— start of DATA BLOCK —

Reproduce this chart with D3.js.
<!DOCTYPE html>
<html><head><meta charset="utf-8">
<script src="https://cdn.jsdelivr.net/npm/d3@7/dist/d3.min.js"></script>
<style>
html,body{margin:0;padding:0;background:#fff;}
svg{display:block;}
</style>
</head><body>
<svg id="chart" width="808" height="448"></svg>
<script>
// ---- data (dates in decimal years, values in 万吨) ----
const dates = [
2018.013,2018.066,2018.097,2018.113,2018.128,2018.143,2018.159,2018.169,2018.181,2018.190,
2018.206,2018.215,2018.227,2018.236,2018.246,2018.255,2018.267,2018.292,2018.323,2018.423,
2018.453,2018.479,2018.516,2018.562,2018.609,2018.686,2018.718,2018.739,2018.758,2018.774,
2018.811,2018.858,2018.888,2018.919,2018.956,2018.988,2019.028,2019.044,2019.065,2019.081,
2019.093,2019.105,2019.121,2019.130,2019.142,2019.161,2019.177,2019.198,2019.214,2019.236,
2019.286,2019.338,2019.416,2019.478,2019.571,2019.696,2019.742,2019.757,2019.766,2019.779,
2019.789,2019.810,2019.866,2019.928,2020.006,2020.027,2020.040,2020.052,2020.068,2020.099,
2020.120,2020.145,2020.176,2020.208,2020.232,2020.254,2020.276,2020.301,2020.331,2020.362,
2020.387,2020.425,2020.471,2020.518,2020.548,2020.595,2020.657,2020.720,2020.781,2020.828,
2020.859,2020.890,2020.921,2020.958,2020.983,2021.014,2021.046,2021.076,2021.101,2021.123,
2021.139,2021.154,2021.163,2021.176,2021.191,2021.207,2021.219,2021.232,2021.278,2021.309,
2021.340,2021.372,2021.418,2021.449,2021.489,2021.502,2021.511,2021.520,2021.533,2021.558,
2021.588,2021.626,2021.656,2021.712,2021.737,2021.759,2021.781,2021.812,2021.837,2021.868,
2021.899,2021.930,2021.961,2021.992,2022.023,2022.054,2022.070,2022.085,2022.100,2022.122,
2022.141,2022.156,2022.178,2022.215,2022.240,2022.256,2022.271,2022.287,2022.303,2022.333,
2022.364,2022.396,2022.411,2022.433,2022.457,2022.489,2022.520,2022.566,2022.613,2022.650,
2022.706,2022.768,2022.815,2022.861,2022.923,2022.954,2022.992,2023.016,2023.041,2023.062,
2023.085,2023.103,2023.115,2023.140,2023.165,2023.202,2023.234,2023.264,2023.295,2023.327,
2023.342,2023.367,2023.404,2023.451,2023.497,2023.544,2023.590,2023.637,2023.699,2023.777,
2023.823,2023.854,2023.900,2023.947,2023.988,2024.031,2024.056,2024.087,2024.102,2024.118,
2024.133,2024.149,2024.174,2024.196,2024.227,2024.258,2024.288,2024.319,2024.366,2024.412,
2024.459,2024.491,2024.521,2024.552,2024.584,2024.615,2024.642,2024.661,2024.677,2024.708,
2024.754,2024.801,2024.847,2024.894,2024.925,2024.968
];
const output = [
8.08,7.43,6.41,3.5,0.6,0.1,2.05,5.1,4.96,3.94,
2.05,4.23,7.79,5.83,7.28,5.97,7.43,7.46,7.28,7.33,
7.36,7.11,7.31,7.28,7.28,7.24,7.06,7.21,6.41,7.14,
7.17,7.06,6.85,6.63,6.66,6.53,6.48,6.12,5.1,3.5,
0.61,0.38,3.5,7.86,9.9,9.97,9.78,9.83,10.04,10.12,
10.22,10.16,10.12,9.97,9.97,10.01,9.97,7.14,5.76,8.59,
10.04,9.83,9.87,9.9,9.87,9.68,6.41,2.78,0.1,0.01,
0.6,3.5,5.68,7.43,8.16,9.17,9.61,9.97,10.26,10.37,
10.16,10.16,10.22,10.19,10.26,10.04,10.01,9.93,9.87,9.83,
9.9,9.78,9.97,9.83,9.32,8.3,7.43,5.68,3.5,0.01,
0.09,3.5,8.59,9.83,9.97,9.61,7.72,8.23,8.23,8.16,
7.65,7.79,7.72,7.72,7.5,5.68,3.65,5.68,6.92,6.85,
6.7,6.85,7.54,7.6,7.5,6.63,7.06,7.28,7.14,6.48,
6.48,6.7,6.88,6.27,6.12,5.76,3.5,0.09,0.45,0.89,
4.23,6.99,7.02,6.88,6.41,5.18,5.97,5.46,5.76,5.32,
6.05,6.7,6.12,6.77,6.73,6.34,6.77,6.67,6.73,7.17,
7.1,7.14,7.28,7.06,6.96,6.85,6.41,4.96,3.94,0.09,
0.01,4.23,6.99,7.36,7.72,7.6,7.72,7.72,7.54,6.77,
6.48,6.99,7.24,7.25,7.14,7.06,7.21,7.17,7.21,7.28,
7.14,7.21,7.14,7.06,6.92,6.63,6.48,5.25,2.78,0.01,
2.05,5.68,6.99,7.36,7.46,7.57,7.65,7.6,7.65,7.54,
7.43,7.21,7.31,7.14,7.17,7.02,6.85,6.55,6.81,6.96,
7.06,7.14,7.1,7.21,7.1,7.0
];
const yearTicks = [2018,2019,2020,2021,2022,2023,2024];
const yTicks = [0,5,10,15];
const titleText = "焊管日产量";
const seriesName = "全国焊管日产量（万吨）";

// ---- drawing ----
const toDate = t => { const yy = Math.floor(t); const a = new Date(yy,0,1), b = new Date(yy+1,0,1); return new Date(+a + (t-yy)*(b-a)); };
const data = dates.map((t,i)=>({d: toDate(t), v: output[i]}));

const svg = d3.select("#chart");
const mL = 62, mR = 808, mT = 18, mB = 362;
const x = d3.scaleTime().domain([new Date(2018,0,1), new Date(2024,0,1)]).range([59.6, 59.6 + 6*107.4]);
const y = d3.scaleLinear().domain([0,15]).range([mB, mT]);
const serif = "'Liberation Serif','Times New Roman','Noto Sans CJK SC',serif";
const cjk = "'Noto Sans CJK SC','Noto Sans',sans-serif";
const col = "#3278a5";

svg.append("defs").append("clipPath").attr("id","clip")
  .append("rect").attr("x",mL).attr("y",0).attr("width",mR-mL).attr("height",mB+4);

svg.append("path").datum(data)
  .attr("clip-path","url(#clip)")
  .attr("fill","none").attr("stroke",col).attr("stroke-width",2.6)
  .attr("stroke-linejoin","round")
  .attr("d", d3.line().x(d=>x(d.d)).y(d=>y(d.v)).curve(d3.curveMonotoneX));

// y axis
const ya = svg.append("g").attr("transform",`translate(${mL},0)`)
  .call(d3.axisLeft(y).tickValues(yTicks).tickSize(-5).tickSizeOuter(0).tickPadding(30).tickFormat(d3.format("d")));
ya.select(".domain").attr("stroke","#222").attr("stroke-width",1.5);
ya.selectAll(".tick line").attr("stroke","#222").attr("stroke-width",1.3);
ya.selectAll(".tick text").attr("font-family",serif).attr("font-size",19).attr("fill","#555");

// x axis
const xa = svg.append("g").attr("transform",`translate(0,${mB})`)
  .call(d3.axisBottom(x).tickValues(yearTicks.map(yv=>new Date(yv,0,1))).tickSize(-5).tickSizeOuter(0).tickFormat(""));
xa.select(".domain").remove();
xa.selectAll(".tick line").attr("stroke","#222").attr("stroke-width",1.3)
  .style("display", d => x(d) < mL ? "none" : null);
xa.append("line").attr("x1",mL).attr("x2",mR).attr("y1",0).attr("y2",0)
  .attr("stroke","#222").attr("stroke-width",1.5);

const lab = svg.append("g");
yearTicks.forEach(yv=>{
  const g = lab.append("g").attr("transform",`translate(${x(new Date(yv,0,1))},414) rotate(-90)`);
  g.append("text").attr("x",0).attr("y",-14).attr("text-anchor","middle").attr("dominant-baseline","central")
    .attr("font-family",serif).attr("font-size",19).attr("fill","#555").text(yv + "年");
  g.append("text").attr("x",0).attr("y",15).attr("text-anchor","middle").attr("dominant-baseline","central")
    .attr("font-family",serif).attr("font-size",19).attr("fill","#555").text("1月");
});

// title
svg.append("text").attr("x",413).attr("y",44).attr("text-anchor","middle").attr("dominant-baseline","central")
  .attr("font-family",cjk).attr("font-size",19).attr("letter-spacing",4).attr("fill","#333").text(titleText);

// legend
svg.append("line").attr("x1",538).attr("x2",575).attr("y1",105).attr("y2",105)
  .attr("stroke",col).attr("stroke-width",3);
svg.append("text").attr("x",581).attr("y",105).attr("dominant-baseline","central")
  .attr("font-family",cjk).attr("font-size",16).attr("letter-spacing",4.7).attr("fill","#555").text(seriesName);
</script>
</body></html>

— end of DATA BLOCK —

Tally the lines in the listing that hold "chart" and report the number alone.

3